# Sudden, violent agression????



## SabrinaLang (Jul 23, 2008)

*Sudden, violent agression????*

I hope someone can help me out here. We currently have 3 dogs. A shep mix(10 yrs) and two pure Sheps, male and female (1.5 yrs), a day apart in age. The female we had from a puppy but the male was a rescue that we've had for about a year now.

Last Sunday we lost our oldest, he'd been with us for fourteen years. Ever since then, Kota, the male shep has been randomly aggressive towards me. We're talking lips up, hackles up and teeth bared. He just hears my voice as i'm coming down the hallway and the growling starts! I cannot understand it. It's not even consistent and we can't figure it out. He's fine with my husband, it only seems to be me. My husband thinks it's because of the loss of our oldest but I can't understand that... We kept him and our second oldest mostly separated from the puppies because they were on the frail side and Kota is SO large, the oldest was after all was 18 years old...
I've never raised my voice, my hand(of course) or anything else to him so this behavior is completely stumping me... 
Any suggestions would be greatly appreciated!


----------



## Kayos and Havoc (Oct 17, 2002)

*Re: Sudden, violent agression????*

Immediate vet check and look at the link for medical reasons for aggression. It is a "sticky" thread here in the aggression section.

Welcome to you and so sorry to hear you have lost your old guy.


----------



## lcht2 (Jan 8, 2008)

*Re: Sudden, violent agression????*

ur hubby may be on the right track, dogs are pack animals and believe it or not we all have a status. he may see ur husband as "alpha" and is trying to establish a new order with the rest of the "pack." is he aggressive at all towards ur other females? did it seem that ur latest was dominant and/or were the others submissive to him? ur male may be trying to establish a new status, or may not, it could be a medical problem, but analyseing the fact that ur oldest male just passed and now ur only male is showing this, it seems like this could have something to do with it. there is a sticky on the forum that does have info on this kind of stuff.


----------



## GSDOwner2008 (Jan 19, 2008)

*Re: Sudden, violent agression????*

I think Icht2 maybe right, Kota probably knows that your oldest is gone and is trying to mix up the pack order and trying to become the leader. He may see your husband as the leader and that you are not. I would practice NILIF with him and start hand feeding him, making him do a command for every handful of food. If he doesn't do the command, he doesn't eat. If he's allowed on the furniture, don't allow it right now until he remembers who's in charge. JMO.


----------



## wolfstraum (May 2, 2003)

*Re: Sudden, violent agression????*

Always start with the possibility of a medical problem when there is a radical behavior change.....better to be safe than sorry. I have seen animals with medical issues change personality radically.

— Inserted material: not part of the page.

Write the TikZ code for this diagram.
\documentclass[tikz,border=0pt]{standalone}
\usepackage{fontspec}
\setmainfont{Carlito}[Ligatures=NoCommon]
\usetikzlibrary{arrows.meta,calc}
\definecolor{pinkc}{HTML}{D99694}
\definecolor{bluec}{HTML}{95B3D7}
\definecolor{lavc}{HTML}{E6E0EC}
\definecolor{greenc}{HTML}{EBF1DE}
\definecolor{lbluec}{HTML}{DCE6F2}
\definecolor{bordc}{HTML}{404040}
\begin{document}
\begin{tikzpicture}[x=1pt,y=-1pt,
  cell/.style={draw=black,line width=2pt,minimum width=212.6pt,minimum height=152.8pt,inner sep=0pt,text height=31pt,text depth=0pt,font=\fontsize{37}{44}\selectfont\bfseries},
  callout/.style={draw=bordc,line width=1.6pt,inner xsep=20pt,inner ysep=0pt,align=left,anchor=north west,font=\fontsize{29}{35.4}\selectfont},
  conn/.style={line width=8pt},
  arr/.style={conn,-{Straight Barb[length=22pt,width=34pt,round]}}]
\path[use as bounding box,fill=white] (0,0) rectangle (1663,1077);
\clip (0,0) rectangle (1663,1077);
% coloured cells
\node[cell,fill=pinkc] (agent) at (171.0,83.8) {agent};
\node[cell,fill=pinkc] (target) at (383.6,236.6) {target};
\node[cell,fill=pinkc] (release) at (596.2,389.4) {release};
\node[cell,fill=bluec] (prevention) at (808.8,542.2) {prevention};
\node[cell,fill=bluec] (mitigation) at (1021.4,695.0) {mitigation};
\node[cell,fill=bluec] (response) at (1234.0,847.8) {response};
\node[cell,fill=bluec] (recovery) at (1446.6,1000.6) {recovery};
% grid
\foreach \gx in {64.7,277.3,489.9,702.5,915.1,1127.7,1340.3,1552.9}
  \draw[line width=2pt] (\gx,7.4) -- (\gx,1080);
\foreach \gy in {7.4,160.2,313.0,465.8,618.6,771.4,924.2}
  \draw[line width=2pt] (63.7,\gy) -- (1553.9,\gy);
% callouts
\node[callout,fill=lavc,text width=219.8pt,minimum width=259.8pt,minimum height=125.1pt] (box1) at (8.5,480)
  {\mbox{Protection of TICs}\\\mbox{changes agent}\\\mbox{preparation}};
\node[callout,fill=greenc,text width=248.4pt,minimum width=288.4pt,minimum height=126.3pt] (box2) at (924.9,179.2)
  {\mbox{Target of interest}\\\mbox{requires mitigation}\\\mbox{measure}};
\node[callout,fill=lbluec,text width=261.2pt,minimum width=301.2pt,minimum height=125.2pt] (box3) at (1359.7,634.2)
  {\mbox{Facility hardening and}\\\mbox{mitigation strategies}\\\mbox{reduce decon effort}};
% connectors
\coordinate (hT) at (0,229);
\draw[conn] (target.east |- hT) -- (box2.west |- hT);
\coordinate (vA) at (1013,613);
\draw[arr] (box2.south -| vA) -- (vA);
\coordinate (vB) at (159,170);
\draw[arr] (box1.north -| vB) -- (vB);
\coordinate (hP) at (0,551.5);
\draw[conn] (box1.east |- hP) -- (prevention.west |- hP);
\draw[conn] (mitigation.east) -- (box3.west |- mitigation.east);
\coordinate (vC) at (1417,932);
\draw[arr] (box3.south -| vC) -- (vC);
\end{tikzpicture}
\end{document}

Given the loss of the oldest - and probable "leader" - I can see that the dynamics of the "pack" would change - but a dog who is challenging you may or may not have anything to do with this change. While the environmental changes may be responsible for the changes, it also could be a maturing male issue, or again, a medical issue...in any event - even slight aggression towards a human in the household should not be tolerated. The NILIF is a good place to start. A tag or drag line should be on the dog all the time IMO in case you need to assert yourself and correct him or crate him. Neutering him may be something to think about as well.

Lee


----------



## SabrinaLang (Jul 23, 2008)

*Re: Sudden, violent agression????*

Thanx so much to everyone for the advice! We've made an appointment with the vet and will be making another to have him fixed. At the possibility of making myself sound silly, what is NILIF?


----------



## Cassidy's Mom (Mar 30, 2003)

*Re: Sudden, violent agression????*

NILIF: Nothing In LIfe Is Free


----------



## Kayos and Havoc (Oct 17, 2002)

*Re: Sudden, violent agression????*

i.e.: dog works for everything. Sit to eat, sit for petting, sit to go outside etc.


----------